- FTX and its former CEO Sam Bankman-Fried attempted to claim the 56 million shares of Robinhood back in 2022.
- The Department of Justice will be seizing a bunch of assets tied to both FTX and Bankman-Fried.
- The defendant pled “not guilty” earlier this week to his fraud charges, leading to a trial in October.
FTX creditors, as well as former executives, including the ex-Chief Executive Officer Sam Bankman-Fried, have been left disappointed. The turn of events has now brought the contested shares of Robinhood into the hands of the authorities, bringing dejection to the rest of the claimants.
FTX founder loses Robinhood shares
FTX saga continued on Wednesday, with the United States Department of Justice (DOJ) bringing an end to the contention of 56 million Robinhood shares. The shares, worth approximately $450 million, have been tied to FTX and its former CEO, Sam Bankman-Fried.
As per Reuters, the DOJ is in the process of seizing multiple assets tied to FTX and its co-founder, which also includes the Robinhood shares.
In the past, these shares have been attempted to be claimed by a bunch of different entities, including Sam Bankman-Fried himself. As reported by FXStreet last month, even the current CEO of FTX, John Ray, demanded intervention from the US bankruptcy court.
This was also because, in addition to Bankman-Fried, FTX creditors, as well as BlockFi, have also been attempting to claim entitlement over these shares. DOJ senior trial counsel Seth Shapiro noted,
“We did want the court to know about those seizures,” Shapiro said. “We either believe that these assets are not the property of the bankruptcy estate, or that they fall within the exceptions … of the bankruptcy code.”

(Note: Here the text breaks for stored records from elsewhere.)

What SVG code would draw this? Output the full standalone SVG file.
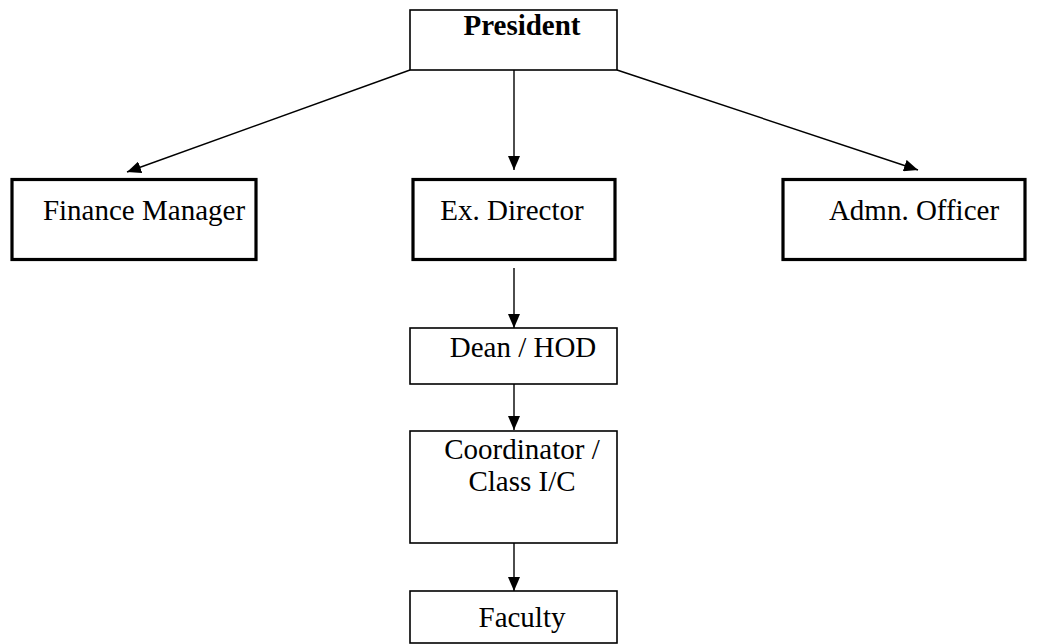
<svg xmlns="http://www.w3.org/2000/svg" width="1037" height="644" viewBox="0 0 1037 644">
<style>
.thin{fill:#fff;stroke:#000;stroke-width:1.6}
.thick{fill:#fff;stroke:#000;stroke-width:3.2}
.t{font-family:"Liberation Serif","Times New Roman",serif;font-size:29px;fill:#000;text-anchor:middle}
.b{font-weight:bold}
.c{stroke:#000;stroke-width:1.4;fill:none;marker-end:url(#ah)}
</style>
<defs>
<marker id="ah" markerWidth="14" markerHeight="12" refX="14" refY="6" orient="auto" markerUnits="userSpaceOnUse">
<path d="M0,0 L14,6 L0,12 Z" fill="#000"/>
</marker>
</defs>
<rect width="1037" height="644" fill="#fff"/>
<g id="connectors">
<line class="c" x1="410" y1="70" x2="127" y2="172"/>
<line class="c" x1="514" y1="70" x2="514" y2="170"/>
<line class="c" x1="617" y1="70" x2="918" y2="170"/>
<line class="c" x1="514" y1="268" x2="514" y2="328"/>
<line class="c" x1="514" y1="384" x2="514" y2="430"/>
<line class="c" x1="514" y1="543" x2="514" y2="591"/>
</g>
<g id="president">
<rect class="thin" x="410" y="10" width="207" height="60"/>
<text class="t b" x="522" y="35">President</text>
</g>
<g id="finance">
<rect class="thick" x="12" y="179.5" width="244" height="80"/>
<text class="t" x="144" y="220">Finance Manager</text>
</g>
<g id="exdirector">
<rect class="thick" x="413" y="179.5" width="202" height="80"/>
<text class="t" x="512" y="220">Ex. Director</text>
</g>
<g id="admn">
<rect class="thick" x="783" y="179.5" width="242" height="80"/>
<text class="t" x="914" y="220">Admn. Officer</text>
</g>
<g id="dean">
<rect class="thin" x="410" y="328" width="207" height="56"/>
<text class="t" x="523" y="357">Dean / HOD</text>
</g>
<g id="coordinator">
<rect class="thin" x="410" y="431" width="207" height="112"/>
<text class="t" x="522" y="459">Coordinator /</text>
<text class="t" x="522" y="491">Class I/C</text>
</g>
<g id="faculty">
<rect class="thin" x="410" y="591" width="207" height="52"/>
<text class="t" x="522" y="627">Faculty</text>
</g>
</svg>
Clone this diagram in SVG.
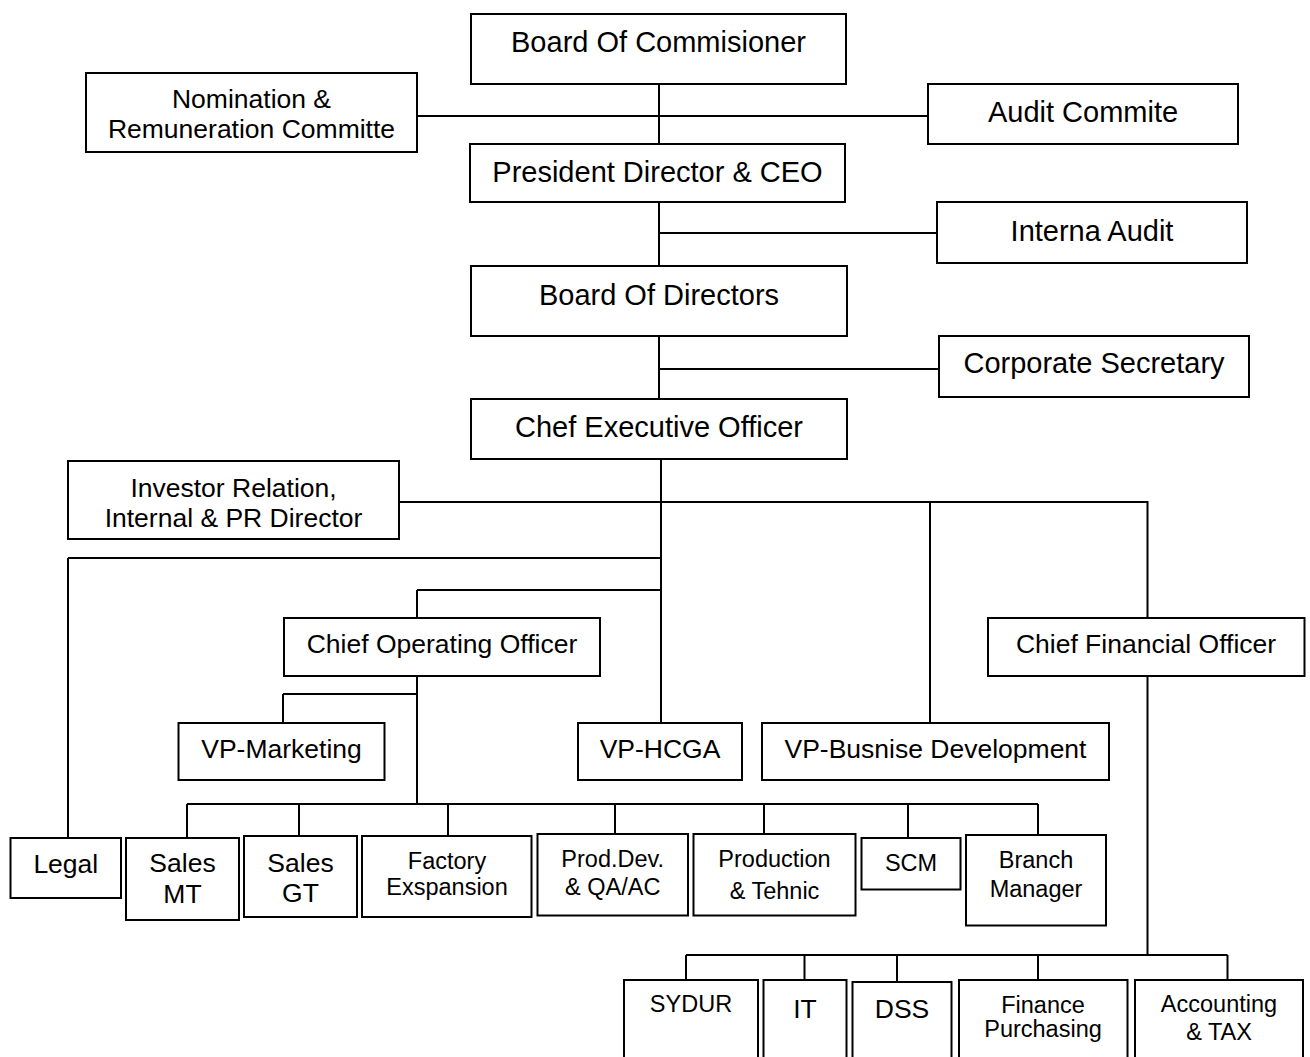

Sam Bankman-Fried prepares for battle
Earlier this week, Sam Bankman-Fried pled not guilty to the barrage of criminal charges placed against him, including fraud and campaign finance. These charges came to be following the comingling of funds with FTX’s sister company, Alameda Research, orchestrated by the defendant.
Consequently, Bankman-Fried pushed the case to trial, with the court proceedings set to take place in October. The accused will have until then to change his plea, which seems unlikely for now.